When I first visited the Gallery it was in the Shopping Centre and was yet to evolve into what it is today. Personally I was in a very bad place in my life and needed as many friends and acquaintances as possible.
I was very interested in the Gallery and S2R (Support to Recovery). I quickly put myself up for volunteering as I knew it would turn into something much bigger than it first appeared. I was not wrong. Helping the Gallery to promote their charity and their cause, in turn has helped me to overcome my fears and doubts about my own capabilities as an artist, and also about my ability to speak out clearly and confidently for people facing mental health issues. I believe I have convinced a lot of people since then that we need to talk openly and accept that mental health problems cannot be swept under the carpet.
The Gallery has become my second home and know that if I ever have to face a mental health problem again, there will always be this friendly, relaxed place, where people meet up/ turn up and there will always be someone to talk to.
Diana Jordan, 2013
“The Gallery Saved My Life”
I was already a service user with S2R when I heard about the Gallery – I saw a poster advertising the new gallery and opportunities to exhibit and sell artwork. Didn’t really have any materials at the time, but the idea just grabbed me – it was like a beacon – I knew I had to take this opportunity. So I got an old canvas out of a skip and some emulsion and did the first painting. I showed the Gallery and they exhibited it - it sold straight away and I was able to invest the payment in next materials. My work featured as an exhibition at the Gallery too which was a massive buzz, and S2R/Packhorse Gallery introduced me to AIM – thought it would be good for me as they saw the standard of work and the need for a studio – I was just painting at my flat then – it took a lot of doing, a lot of fighting for and the support of others. The staff at the Gallery have done so much for me, I’ve never had support like that – knowing I’ve got that support and that people care is important. I have also exhibited my artwork elsewhere now, have a studio and sponsors – and all because of the Gallery. I also have opportunity to use my art to express myself, my illness – I can communicate to more people without saying anything.

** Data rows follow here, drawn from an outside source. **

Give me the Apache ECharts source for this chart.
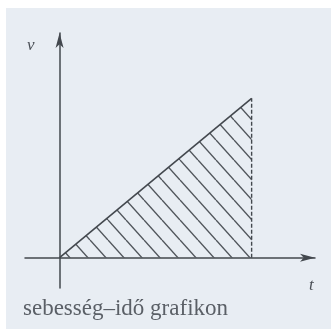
<!DOCTYPE html>
<html>
<head>
<meta charset="utf-8">
<script src="https://cdn.jsdelivr.net/npm/echarts@6/dist/echarts.min.js"></script>
<style>
  html, body { margin: 0; padding: 0; background: #fff; }
  #chart { width: 331px; height: 329px; }
</style>
</head>
<body>
<div id="chart"></div>
<script>
// sebesség–idő: egyenletesen gyorsuló mozgás
var times = [0, 10];
var speeds = [0, 10];
var tEnd = 10;
var caption = 'sebesség–idő grafikon';

var chart = echarts.init(document.getElementById('chart'));

// diagonal hatch pattern for the area under the line
function hatchPattern() {
    var w = 18, h = 20;
    var c = document.createElement('canvas');
    c.width = w; c.height = h;
    var ctx = c.getContext('2d');
    ctx.strokeStyle = '#50555b';
    ctx.lineWidth = 1.4;
    [-w, 0, w].forEach(function (dx) {
        ctx.beginPath();
        ctx.moveTo(dx, 0);
        ctx.lineTo(dx + w, h);
        ctx.stroke();
    });
    return c;
}

var lineData = times.map(function (t, i) { return [t, speeds[i]]; });
var dashData = [[tEnd, 0], [tEnd, speeds[speeds.length - 1]]];

var axisLine = {
    show: true,
    onZero: true,
    symbol: ['none', 'arrow'],
    symbolSize: [6, 15],
    lineStyle: { color: '#43484e', width: 1.5 }
};

var options = {
    backgroundColor: '#ffffff',
    animation: false,
    grid: { left: 25, right: 16, top: 33, bottom: 41 },
    xAxis: {
        type: 'value',
        min: -1.8,
        max: 13.3,
        axisLine: axisLine,
        axisTick: { show: false },
        axisLabel: { show: false },
        splitLine: { show: false }
    },
    yAxis: {
        type: 'value',
        min: -1.9,
        max: 14.1,
        axisLine: axisLine,
        axisTick: { show: false },
        axisLabel: { show: false },
        splitLine: { show: false }
    },
    graphic: [
        {
            type: 'rect', z: -10, silent: true,
            shape: { x: 6, y: 8, width: 325, height: 321 },
            style: { fill: '#e8edf3' }
        },
        {
            type: 'text', left: 27, top: 37,
            style: { text: 'v', font: 'italic 17px "Liberation Serif"', fill: '#4a4f56' }
        },
        {
            type: 'text', left: 309, top: 277,
            style: { text: 't', font: 'italic 17px "Liberation Serif"', fill: '#4a4f56' }
        },
        {
            type: 'text', left: 23, top: 297,
            style: { text: caption, font: '23px "Liberation Serif"', fill: '#5a5f66' }
        }
    ],
    series: [
        {
            type: 'line',
            data: lineData,
            symbol: 'none',
            lineStyle: { color: '#43484e', width: 1.6 },
            areaStyle: {
                color: { image: hatchPattern(), repeat: 'repeat' },
                opacity: 1
            }
        },
        {
            type: 'line',
            data: dashData,
            symbol: 'none',
            lineStyle: { color: '#43484e', width: 1.4, type: [4, 2] }
        }
    ]
};

chart.setOption(options);
</script>
</body>
</html>
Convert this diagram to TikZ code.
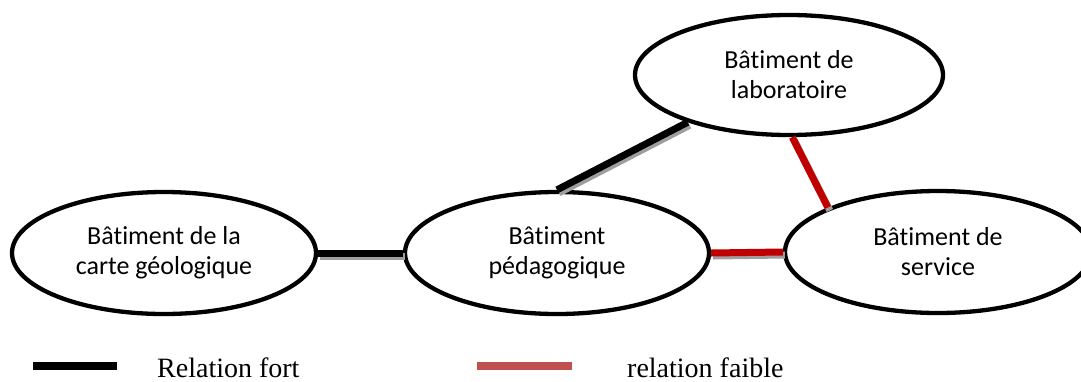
\documentclass[tikz,border=0pt]{standalone}
\usepackage{fontspec}
\setmainfont{Liberation Serif}
\newfontfamily\calib[Ligatures=NoCommon]{Carlito}
\usetikzlibrary{shapes.geometric}
\definecolor{weak}{HTML}{C00000}
\definecolor{weaklegend}{HTML}{C0504D}
\tikzset{
  bld/.style={ellipse, draw=black, line width=4.3pt, inner sep=0pt, align=center,
    font=\calib\fontsize{26}{30}\selectfont},
  strong/.style={line width=7pt, black},
  faible/.style={line width=7pt, weak},
  shadowline/.style={line width=7pt, black!38, transform canvas={shift={(2pt,-3pt)}}},
  legtext/.style={anchor=base west, inner sep=0pt, font=\fontsize{28}{30}\selectfont},
}
\begin{document}
\begin{tikzpicture}[x=1pt,y=-1pt]
\useasboundingbox (0,0) rectangle (1081,381);
\node[bld, minimum width=304pt, minimum height=122pt] (geo) at (164,253) {Bâtiment de la\\carte géologique};
\node[bld, minimum width=304pt, minimum height=122pt] (ped) at (557,253) {Bâtiment\\pédagogique};
\node[bld, minimum width=306pt, minimum height=122pt] (srv) at (938,252) {Bâtiment de\\service};
\node[bld, minimum width=308pt, minimum height=120pt] (lab) at (789,75) {Bâtiment de\\laboratoire};
% strong links
\draw[shadowline] (geo.east) -- (ped.west);
\draw[strong] (geo.east) -- (ped.west);
\draw[shadowline] (ped.north) -- (lab.205);
\draw[strong] (ped.north) -- (lab.205);
% weak links
\draw[shadowline] (lab.273) -- (srv.158);
\draw[faible] (lab.273) -- (srv.158);
\draw[shadowline] (ped.east) -- (srv.west);
\draw[faible] (ped.east) -- (srv.west);
% legend
\coordinate (l1a) at (33,366); \coordinate (l1b) at (117,366);
\draw[line width=8pt, black] (l1a) -- (l1b);
\node[legtext] (t1) at (157,377) {Relation fort};
\coordinate (l2a) at (477,366); \coordinate (l2b) at (572,366);
\draw[line width=8pt, weaklegend] (l2a) -- (l2b);
\node[legtext] (t2) at (627,377) {relation faible};
\end{tikzpicture}
\end{document}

The Gallery was a crucial turning point in my life – I was in a very low place, suicidal, didn’t want to leave the house – this was an important focus – it helped me through it – I wouldn’t be here now if it wasn’t for the Gallery - the Gallery saved my life. It has been an amazing journey – hard, not the easiest of journeys but for the first time I see light at the end of a dark tunnel. It gave me something to look forward to, commitments and a place to go – I do get out of the house now. I am able to socialize more and meet people I’ve always wanted to but never been able to, my confidence has increased. Having the opportunity to do this has been very important – it is important I tell others how it’s helped me and encourage them to be involved. I have donated paintings to the Gallery – it’s my way of giving something back.